A long-standing dispute over access to a public beach is coming to a head. And legendary venture capitalist Vinod Khosla will appear in court to explain his side of the story.

Khosla, who (through a trust) owns a stretch of land along the San Francisco peninsula adjacent to the disputed beach, will appear in San Mateo County Superior Court next week.

The Surfrider Foundation, an environmental organization devoted to protecting and preserving beaches and oceans, challenged Khosla’s trust with a lawsuit filed last year. That’s because the trust shut down access to a popular public beach, called Martins Beach, shortly after it acquired the property for $37.5 million in 2008.

For much of the time since the trust closed the beach, it wasn’t even clear who the owner of the property really was, apart from the name of the trust: “Martins Beach LLC.” Now, however, it is clear that the trust owning the property is among the holdings of Khosla and his wife.

Khosla’s lawyers resisted requiring him to appear in court. Today, the judge ruled that he will have to testify next week.

“The guy is trying to hide behind the corporate veil,” said Pete McCloskey, a former U.S. congressman and a principal at the law firm of Cotchett, Pitre & McCarthy, which is representing the Surfrider Foundation. “That veil was lifted.”

Under California law since 1972, beaches are public property from the high-tide mark down to the water. But private property owners can control access to public beaches in some cases, which is why you and I can’t go surfing in Malibu.

The dispute is whether the road leading to Martins Beach is a public right of way or not. Khosla maintains it is private property and has closed it off.

Surfers and other locals maintain it is a public right of way, as it was been open to public access for decades prior to Khosla’s ownership.
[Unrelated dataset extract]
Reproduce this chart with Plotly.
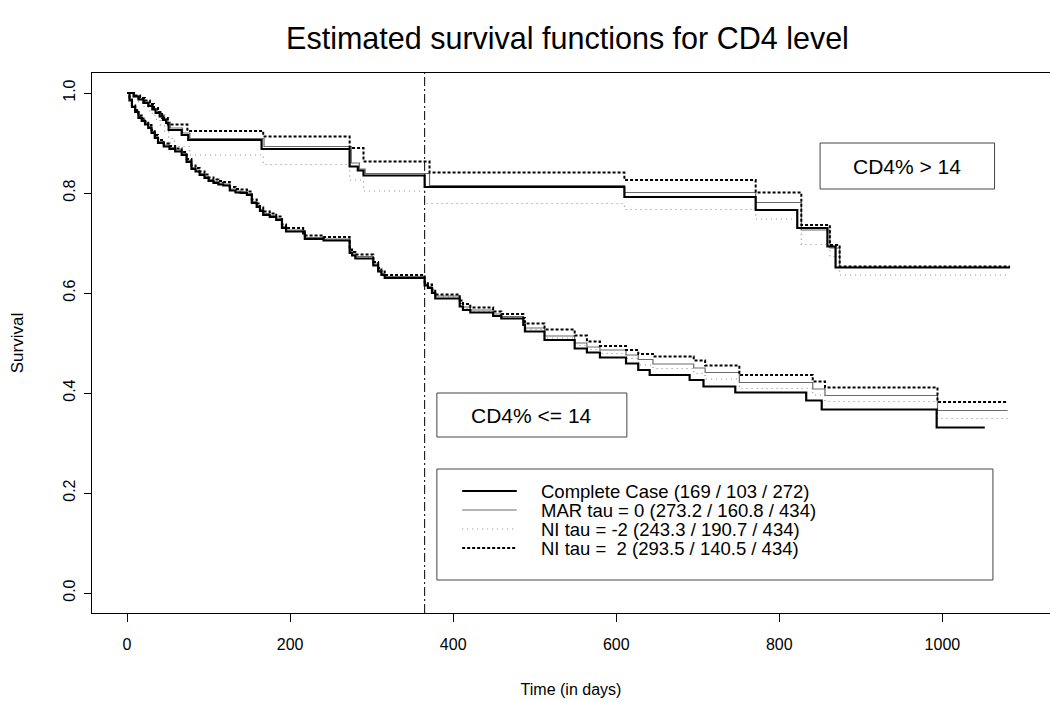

The prior owners of the property didn’t charge for access to the road or the beach, although they did charge parking fees.

The dispute puts Khosla on the opposite side of erstwhile supporters. Khosla, through his venture capital firm, Khosla Ventures, has backed many companies devoted to green technologies and renewables.

“It’s a hell of a case,” said McCloskey, who said he used to visit Martins Beach from his days as a Stanford undergraduate in the 1950s through his terms as a representative, which ended in 1983.

“Money should not be able to restrict access to public property,” he added. “It’s as simple as that.”